The huge progress experienced in agricultural productivity over the last few years, is partly due to the creation of new improved plant varieties, which in turn increases the capacity to commercially exploit these crops.

The plant selection process is long and costly; however, reproducing a variety is relatively quick and easy. This is where the importance of protecting all improved varieties arises in order to prevent Biopiracy and encourage the development of new varieties to society’s benefit.

In the Agricultural-Food Sector applications are in full technological development in order to genetically improve species, and increase the production and quality of harvests and crops.

They are also used to create varieties resistant to plagues, herbicides and insects, and for protection against microbial or viral infections, as well as to obtain varieties that tolerate the stress caused by extreme environmental conditions. Another use is to obtain secondary metabolites (pigments, essences, pesticides, vaccines, etc.)

In the same way that inventions are protected under certain modalities of Intellectual Property, new plant varieties, in which many R&D and innovation resources are invested, can and should be protected.

A Plant Variety Certificate grants a period of exclusivity during which only the holder can produce, reproduce, sell or use the product, whereby the plant varieties’ period is longer than that of patents: 25 years for herbaceous plant varieties; 30 years for wood and vine varieties.

There are two protection channels: National and Community. In this last one, the Plant Variety Certificate will protect the variety in all member countries via a single application presented in any of the official EU languages.

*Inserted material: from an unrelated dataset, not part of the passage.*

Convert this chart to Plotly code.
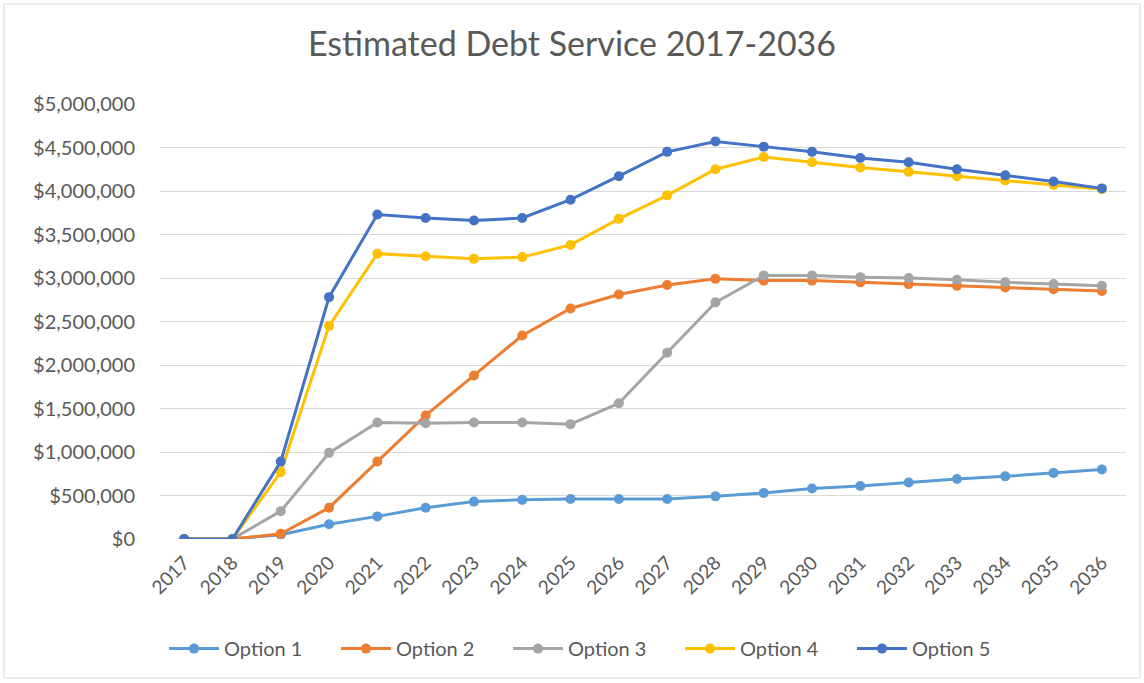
import plotly.graph_objects as go

years = [str(y) for y in range(2017, 2037)]
option1 = [0, 0, 50000, 170000, 260000, 360000, 430000, 450000, 460000, 460000,
           460000, 490000, 530000, 580000, 610000, 650000, 690000, 720000, 760000, 800000]
option2 = [0, 0, 60000, 360000, 890000, 1420000, 1880000, 2340000, 2650000, 2810000,
           2920000, 2990000, 2970000, 2970000, 2950000, 2930000, 2910000, 2890000, 2870000, 2850000]
option3 = [0, 0, 320000, 990000, 1340000, 1330000, 1340000, 1340000, 1320000, 1560000,
           2140000, 2720000, 3030000, 3030000, 3010000, 3000000, 2980000, 2950000, 2930000, 2910000]
option4 = [0, 0, 770000, 2450000, 3280000, 3250000, 3220000, 3240000, 3380000, 3680000,
           3950000, 4250000, 4390000, 4330000, 4270000, 4220000, 4170000, 4120000, 4070000, 4020000]
option5 = [0, 0, 890000, 2780000, 3730000, 3690000, 3660000, 3690000, 3900000, 4170000,
           4450000, 4570000, 4510000, 4450000, 4380000, 4330000, 4250000, 4180000, 4110000, 4030000]

series_names = ["Option 1", "Option 2", "Option 3", "Option 4", "Option 5"]
series_values = [option1, option2, option3, option4, option5]
colors = ["#5B9BD5", "#ED7D31", "#A5A5A5", "#FFC000", "#4472C4"]

tick_vals = list(range(0, 5000001, 500000))
tick_text = ["$" + format(v, ",") for v in tick_vals]

fig = go.Figure()
for name, vals, col in zip(series_names, series_values, colors):
    fig.add_trace(go.Scatter(
        x=years, y=vals, name=name, mode="lines+markers",
        line=dict(color=col, width=3),
        marker=dict(color=col, size=10),
    ))

font_family = "Lato, 'Open Sans', sans-serif"
fig.update_layout(
    width=1144, height=683,
    paper_bgcolor="white", plot_bgcolor="white",
    margin=dict(l=160, r=18, t=104, b=144),
    title=dict(text="Estimated Debt Service 2017-2036", x=0.5, xanchor="center",
               y=1 - 44 / 683, yanchor="middle",
               font=dict(family=font_family, size=34, color="#595959")),
    font=dict(family=font_family, size=19, color="#595959"),
    xaxis=dict(type="category", range=[-0.5, 19.5], tickangle=-45,
               showgrid=False, showline=False, ticks="", zeroline=False,
               ticklabelstandoff=8,
               tickfont=dict(size=19, color="#595959")),
    yaxis=dict(range=[0, 5000000], tickvals=tick_vals, ticktext=tick_text,
               showgrid=True, gridcolor="#D9D9D9", gridwidth=1,
               zeroline=False, showline=False, ticks="", ticklabelstandoff=24,
               tickfont=dict(size=20, color="#595959")),
    legend=dict(orientation="h", x=(164 - 160) / 966, xanchor="left",
                y=-0.252, yanchor="middle",
                font=dict(size=20, color="#595959"), itemwidth=50,
                entrywidth=107, entrywidthmode="pixels"),
    showlegend=True,
)

# outer chart border
fig.add_shape(type="rect", xref="paper", yref="paper",
              x0=-156 / 966, x1=1 + 14 / 966, y0=-139 / 434.7, y1=1 + 100 / 434.7,
              line=dict(color="#D9D9D9", width=1), fillcolor="rgba(0,0,0,0)", layer="below")

fig.write_html("out.html")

For a plant variety to be liable for a protection certificate it must meet various requirements: a) the variety must be new, it cannot have been sold or transferred with the plant breeder’s consent.

Otherwise, it cannot exceed the period stipulated by law: one year, if the sale/transfer took place in Spain; or four years if it was abroad (six years in the case of vines); b) the variety must be different by one or more characters as regards other widely-known varieties; c) it must be stable, that is, after successive propagations its most relevant characteristics must remain intact; d) homogeneity, varieties of the same generation must be sufficiently uniform as regards their specific characters. In order to verify that a variety actually meets all these requirements, it is necessary to carry out a series of field classification tests.

Once the plant breeder’s rights have lapsed, the variety will enter the public domain, which means that any third party will be able to use it without the need to request an exploitation license from the holder.